Energy-Aware UAV-Enabled Target Tracking: Online Optimization With Location Constraints

Energy-aware unmanned aerial vehicle (UAV) trajectory design has been a crucial issue to address in UAV-assisted wireless networks. However, unlike traditional offline designs, online UAV trajectory designs in target tracking scenarios are non-trivial in concurrently satisfying the total propulsion energy consumption constraint and the initial-final location constraint due to the undetermined information. To address this issue, we propose a novel online UAV trajectory optimization approach for the weighted sum-predicted posterior Cramér-Rao bound (PCRB) minimization, which guarantees the feasibility of satisfying the two mentioned constraints. Specifically, our proposed approach designs the UAV trajectory by solving two subproblems: the candidate trajectory optimization problem and the energy-aware backup trajectory optimization problem.
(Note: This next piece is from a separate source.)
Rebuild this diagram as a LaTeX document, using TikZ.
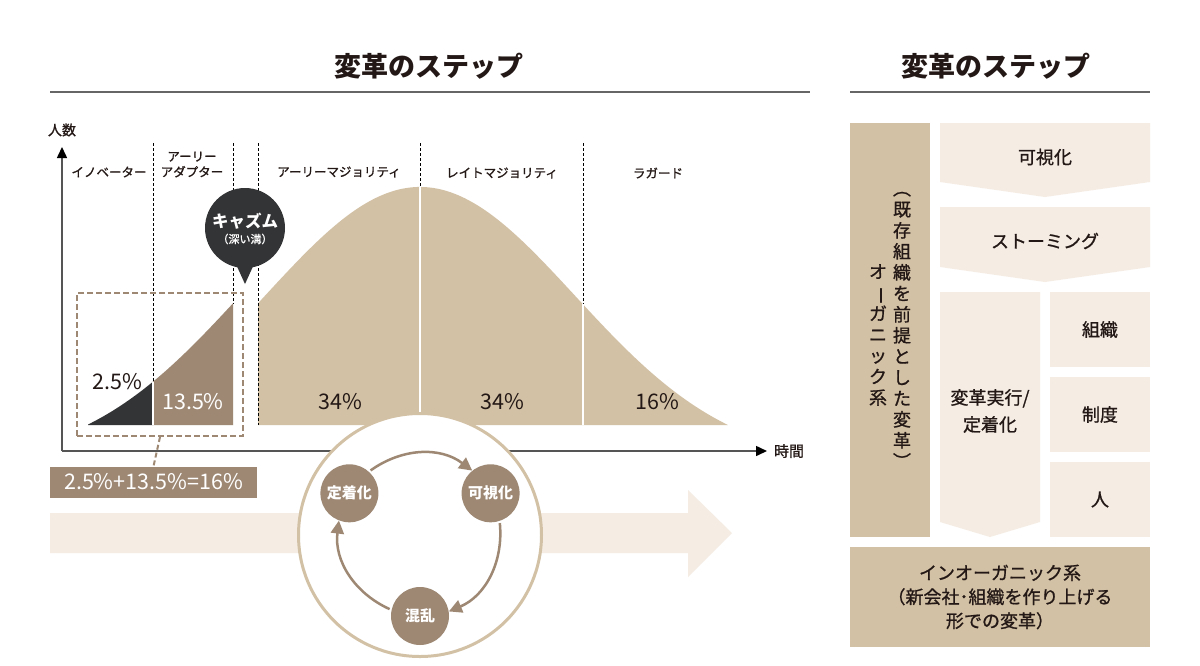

Then, we propose an algorithm converging to the global optimal solution to the candidate trajectory optimization problem based on Dinkelbach's transform and the Lasserre hierarchy. The energy-aware backup trajectory optimization problem is efficiently solved by the successive convex approximation method. Numerical results illustrate the effectiveness of our proposed approach and its significant superiority to the existing approach and benchmark regarding sensing performance and energy utilization flexibility.